On this blog, I’ve also previously mentioned agents like Holly Root and Barbara Poelle who are actively building lists. I just recently met Joanna Stampfel-Volpe and Suzie Townsend at the Missouri Writers Guild Conference. If they aren’t on your radar, they should be. They are going to be my stiff competition in the near future—if they aren’t there already. Grin.

4. I lost any number of possible clients to more established agents. I was always gracious and encouraging when that happened. Good Karma and all. I’ve gotten writer recommends from some of those folks that didn’t sign with me but remembered that. It did pay off but not in the way I had originally imagined.

5. I started my blog Pubrants back in 2006 as a way to maybe get a leg up over the competition. Writers would know me from my blog. This, by far, has had the biggest impact on my success. I owe the blog to getting such wonderful clients as Sherry Thomas, Sarah Rees Brennan, Jamie Ford, and Courtney Milan (and probably others but I can’t think of them right now….)
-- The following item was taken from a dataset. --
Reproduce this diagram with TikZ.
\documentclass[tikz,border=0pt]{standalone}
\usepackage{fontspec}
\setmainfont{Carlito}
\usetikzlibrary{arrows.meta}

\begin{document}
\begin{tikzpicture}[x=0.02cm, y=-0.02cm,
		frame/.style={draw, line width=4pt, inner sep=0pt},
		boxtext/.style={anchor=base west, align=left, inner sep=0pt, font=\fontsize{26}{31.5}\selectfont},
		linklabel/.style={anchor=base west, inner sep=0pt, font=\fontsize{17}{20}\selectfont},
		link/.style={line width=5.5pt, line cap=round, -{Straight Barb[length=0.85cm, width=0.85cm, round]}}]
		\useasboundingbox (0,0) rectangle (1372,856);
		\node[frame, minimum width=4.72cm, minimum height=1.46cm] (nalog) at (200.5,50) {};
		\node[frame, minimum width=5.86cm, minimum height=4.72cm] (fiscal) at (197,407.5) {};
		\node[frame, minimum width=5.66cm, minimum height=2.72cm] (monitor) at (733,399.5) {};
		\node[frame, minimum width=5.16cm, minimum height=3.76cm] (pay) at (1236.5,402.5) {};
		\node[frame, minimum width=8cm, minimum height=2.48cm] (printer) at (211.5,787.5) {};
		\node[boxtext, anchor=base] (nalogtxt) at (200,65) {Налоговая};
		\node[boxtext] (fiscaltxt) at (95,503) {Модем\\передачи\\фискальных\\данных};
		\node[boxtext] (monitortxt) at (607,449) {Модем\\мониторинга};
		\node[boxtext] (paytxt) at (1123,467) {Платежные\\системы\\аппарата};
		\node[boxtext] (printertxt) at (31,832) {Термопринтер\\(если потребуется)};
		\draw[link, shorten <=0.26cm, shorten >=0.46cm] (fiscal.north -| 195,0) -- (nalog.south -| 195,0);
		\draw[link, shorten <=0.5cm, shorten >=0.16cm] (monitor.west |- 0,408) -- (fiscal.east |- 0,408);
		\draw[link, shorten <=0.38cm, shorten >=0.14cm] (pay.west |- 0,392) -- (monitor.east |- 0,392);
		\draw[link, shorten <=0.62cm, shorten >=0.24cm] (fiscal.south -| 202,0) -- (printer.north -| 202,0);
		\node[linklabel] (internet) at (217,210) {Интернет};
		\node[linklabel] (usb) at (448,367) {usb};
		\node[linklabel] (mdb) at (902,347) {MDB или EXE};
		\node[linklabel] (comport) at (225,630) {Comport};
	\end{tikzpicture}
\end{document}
ps. Lala is shutting down so sadly, I can no longer embed songs onto my blogs until I find a new medium. Any suggestions? I’m bummed.

Hot Commodity

STATUS: This week is all about royalty statements reviews. Getting reconciliation to prints, following up with questions, fixing errors spotted. The usual.
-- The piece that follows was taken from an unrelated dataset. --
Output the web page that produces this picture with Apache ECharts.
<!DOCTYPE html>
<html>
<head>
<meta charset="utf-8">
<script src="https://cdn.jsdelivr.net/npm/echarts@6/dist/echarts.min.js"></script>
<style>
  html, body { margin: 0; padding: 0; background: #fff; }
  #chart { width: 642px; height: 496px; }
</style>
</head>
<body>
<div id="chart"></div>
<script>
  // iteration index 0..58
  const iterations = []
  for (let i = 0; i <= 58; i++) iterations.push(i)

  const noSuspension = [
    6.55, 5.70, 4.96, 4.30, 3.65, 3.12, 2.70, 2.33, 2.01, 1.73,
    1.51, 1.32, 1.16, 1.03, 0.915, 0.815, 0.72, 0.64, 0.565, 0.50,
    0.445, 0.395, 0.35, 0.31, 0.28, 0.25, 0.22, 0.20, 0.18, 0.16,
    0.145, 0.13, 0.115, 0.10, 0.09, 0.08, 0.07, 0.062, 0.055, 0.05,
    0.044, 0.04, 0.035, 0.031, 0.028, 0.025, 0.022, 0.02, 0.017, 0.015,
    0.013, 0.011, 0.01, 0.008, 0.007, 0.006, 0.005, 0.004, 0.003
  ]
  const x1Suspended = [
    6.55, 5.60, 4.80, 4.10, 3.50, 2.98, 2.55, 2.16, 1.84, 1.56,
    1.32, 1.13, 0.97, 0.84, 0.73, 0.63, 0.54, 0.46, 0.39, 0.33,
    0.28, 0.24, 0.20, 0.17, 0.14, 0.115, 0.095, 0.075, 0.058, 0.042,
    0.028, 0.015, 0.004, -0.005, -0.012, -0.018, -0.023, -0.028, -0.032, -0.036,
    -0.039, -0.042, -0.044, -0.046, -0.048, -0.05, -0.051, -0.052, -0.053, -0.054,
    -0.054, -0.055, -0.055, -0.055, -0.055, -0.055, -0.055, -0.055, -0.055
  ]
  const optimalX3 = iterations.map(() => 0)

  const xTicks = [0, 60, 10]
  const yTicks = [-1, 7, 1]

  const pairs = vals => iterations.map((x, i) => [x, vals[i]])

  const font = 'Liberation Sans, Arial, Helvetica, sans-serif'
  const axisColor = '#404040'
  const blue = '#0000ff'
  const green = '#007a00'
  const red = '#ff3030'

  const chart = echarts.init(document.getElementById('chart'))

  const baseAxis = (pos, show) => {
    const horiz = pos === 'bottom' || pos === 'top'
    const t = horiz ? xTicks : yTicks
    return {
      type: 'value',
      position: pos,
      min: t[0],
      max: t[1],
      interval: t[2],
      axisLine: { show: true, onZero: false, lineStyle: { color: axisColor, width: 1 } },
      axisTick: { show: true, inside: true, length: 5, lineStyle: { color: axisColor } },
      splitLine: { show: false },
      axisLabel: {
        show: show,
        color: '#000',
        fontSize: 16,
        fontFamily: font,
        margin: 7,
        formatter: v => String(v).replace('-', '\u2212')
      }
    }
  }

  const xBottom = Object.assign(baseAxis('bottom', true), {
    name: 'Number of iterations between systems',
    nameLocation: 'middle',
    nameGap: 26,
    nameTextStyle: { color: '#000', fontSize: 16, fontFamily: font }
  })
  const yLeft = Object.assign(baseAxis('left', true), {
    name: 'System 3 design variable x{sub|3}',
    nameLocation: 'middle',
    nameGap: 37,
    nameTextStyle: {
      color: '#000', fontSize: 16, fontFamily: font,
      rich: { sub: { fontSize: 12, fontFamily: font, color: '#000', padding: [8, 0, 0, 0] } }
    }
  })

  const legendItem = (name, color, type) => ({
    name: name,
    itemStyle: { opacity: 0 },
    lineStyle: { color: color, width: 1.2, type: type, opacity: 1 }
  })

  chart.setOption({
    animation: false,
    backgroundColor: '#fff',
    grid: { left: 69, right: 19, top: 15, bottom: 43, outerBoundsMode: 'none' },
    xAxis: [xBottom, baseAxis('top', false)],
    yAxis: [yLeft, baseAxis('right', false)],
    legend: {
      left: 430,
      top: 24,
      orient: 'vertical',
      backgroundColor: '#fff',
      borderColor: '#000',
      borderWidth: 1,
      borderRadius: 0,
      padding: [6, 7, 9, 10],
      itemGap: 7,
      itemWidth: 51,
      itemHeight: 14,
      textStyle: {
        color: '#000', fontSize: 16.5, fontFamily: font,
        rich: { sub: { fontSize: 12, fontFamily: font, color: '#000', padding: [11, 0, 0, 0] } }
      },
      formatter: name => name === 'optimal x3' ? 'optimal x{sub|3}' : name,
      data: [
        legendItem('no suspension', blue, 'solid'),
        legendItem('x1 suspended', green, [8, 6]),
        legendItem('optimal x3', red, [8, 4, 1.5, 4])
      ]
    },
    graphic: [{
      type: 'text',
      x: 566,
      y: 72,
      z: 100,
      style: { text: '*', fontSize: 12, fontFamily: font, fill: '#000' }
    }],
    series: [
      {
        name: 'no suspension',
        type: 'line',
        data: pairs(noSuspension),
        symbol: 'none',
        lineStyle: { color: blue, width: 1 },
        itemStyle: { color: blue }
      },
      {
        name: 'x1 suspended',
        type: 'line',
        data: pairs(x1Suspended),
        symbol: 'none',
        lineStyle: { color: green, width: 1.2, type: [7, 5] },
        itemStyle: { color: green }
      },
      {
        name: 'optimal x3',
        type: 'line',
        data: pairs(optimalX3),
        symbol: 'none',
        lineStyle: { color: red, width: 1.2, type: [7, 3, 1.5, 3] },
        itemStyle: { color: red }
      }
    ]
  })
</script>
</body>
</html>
What’s playing on the XM or iPod right now? OPPORTUNITIES by Pet Shop Boys

I’m sure that those of you who have struggled to find an agent as of late won’t believe me but writers are a hot commodity at the moment.

More so then I’ve seen in my whole career.

For the last six months, any project Sara or I have wanted, we’ve had to fight for. In other words, when we offered rep, the author already had, bare minimum, five other agent offers on the table in addition to ours.

Ack. What is up? Talk about stiff competition. Every time I see the sale on Deal Lunch for one of those projects we wanted, I can’t help but groan aloud. Grin.

I thought it was just me but then an agent friend emailed me this morning to literally to say the same thing and had I noticed the increased competition for any project. We ended up in round robin email groan fest on the topic with another agent for most of the morning.

But seriously, I’ve noticed it. In 8 years it hasn’t been as tough as I’ve seen these last 6 months.